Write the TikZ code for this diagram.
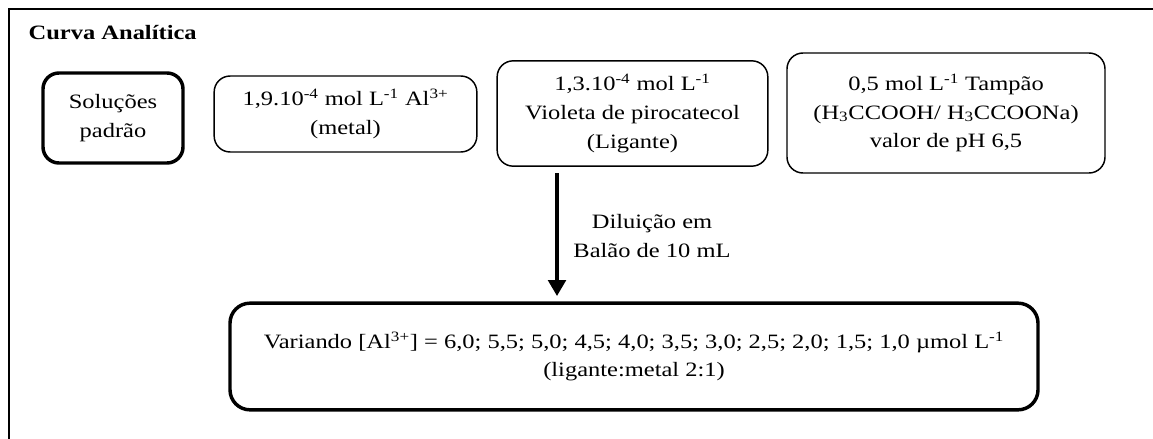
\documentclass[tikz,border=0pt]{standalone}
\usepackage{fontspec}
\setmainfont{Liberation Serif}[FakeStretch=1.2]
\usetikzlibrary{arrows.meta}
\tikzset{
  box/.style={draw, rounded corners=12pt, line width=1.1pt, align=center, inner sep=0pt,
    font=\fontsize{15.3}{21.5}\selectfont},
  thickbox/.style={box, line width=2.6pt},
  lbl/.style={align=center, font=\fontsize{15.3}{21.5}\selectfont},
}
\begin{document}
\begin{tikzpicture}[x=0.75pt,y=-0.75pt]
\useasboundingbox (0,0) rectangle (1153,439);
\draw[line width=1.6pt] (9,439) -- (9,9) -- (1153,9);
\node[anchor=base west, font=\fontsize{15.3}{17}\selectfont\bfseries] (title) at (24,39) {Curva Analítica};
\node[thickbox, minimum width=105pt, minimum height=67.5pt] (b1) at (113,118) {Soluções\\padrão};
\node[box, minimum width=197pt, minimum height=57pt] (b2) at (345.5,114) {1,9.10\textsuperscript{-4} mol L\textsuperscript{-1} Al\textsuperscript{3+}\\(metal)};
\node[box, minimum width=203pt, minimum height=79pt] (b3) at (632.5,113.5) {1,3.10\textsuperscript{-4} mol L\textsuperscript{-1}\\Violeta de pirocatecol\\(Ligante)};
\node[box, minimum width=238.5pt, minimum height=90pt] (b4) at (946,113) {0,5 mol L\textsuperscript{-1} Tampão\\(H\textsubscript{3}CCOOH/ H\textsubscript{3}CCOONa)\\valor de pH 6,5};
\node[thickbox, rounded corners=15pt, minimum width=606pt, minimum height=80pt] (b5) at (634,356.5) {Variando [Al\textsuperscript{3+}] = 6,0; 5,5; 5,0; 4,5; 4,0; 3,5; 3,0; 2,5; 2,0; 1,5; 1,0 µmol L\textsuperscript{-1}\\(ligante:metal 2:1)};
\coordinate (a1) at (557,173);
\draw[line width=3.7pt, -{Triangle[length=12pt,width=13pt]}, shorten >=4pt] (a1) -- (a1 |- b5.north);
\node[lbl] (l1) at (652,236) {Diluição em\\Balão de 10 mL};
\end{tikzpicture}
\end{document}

━━━━━━━━━━━━━━━━━━━━━━━━━━━━━━

■ Challenge: Each line of the material must be retyped exactly, except that images are omitted.

■ Task answer:
Write the TikZ code for this diagram.
\documentclass[tikz,border=0pt]{standalone}
\usepackage{fontspec}
\setmainfont{Liberation Serif}[FakeStretch=1.2]
\usetikzlibrary{arrows.meta}
\tikzset{
  box/.style={draw, rounded corners=12pt, line width=1.1pt, align=center, inner sep=0pt,
    font=\fontsize{15.3}{21.5}\selectfont},
  thickbox/.style={box, line width=2.6pt},
  lbl/.style={align=center, font=\fontsize{15.3}{21.5}\selectfont},
}
\begin{document}
\begin{tikzpicture}[x=0.75pt,y=-0.75pt]
\useasboundingbox (0,0) rectangle (1153,439);
\draw[line width=1.6pt] (9,439) -- (9,9) -- (1153,9);
\node[anchor=base west, font=\fontsize{15.3}{17}\selectfont\bfseries] (title) at (24,39) {Curva Analítica};
\node[thickbox, minimum width=105pt, minimum height=67.5pt] (b1) at (113,118) {Soluções\\padrão};
\node[box, minimum width=197pt, minimum height=57pt] (b2) at (345.5,114) {1,9.10\textsuperscript{-4} mol L\textsuperscript{-1} Al\textsuperscript{3+}\\(metal)};
\node[box, minimum width=203pt, minimum height=79pt] (b3) at (632.5,113.5) {1,3.10\textsuperscript{-4} mol L\textsuperscript{-1}\\Violeta de pirocatecol\\(Ligante)};
\node[box, minimum width=238.5pt, minimum height=90pt] (b4) at (946,113) {0,5 mol L\textsuperscript{-1} Tampão\\(H\textsubscript{3}CCOOH/ H\textsubscript{3}CCOONa)\\valor de pH 6,5};
\node[thickbox, rounded corners=15pt, minimum width=606pt, minimum height=80pt] (b5) at (634,356.5) {Variando [Al\textsuperscript{3+}] = 6,0; 5,5; 5,0; 4,5; 4,0; 3,5; 3,0; 2,5; 2,0; 1,5; 1,0 µmol L\textsuperscript{-1}\\(ligante:metal 2:1)};
\coordinate (a1) at (557,173);
\draw[line width=3.7pt, -{Triangle[length=12pt,width=13pt]}, shorten >=4pt] (a1) -- (a1 |- b5.north);
\node[lbl] (l1) at (652,236) {Diluição em\\Balão de 10 mL};
\end{tikzpicture}
\end{document}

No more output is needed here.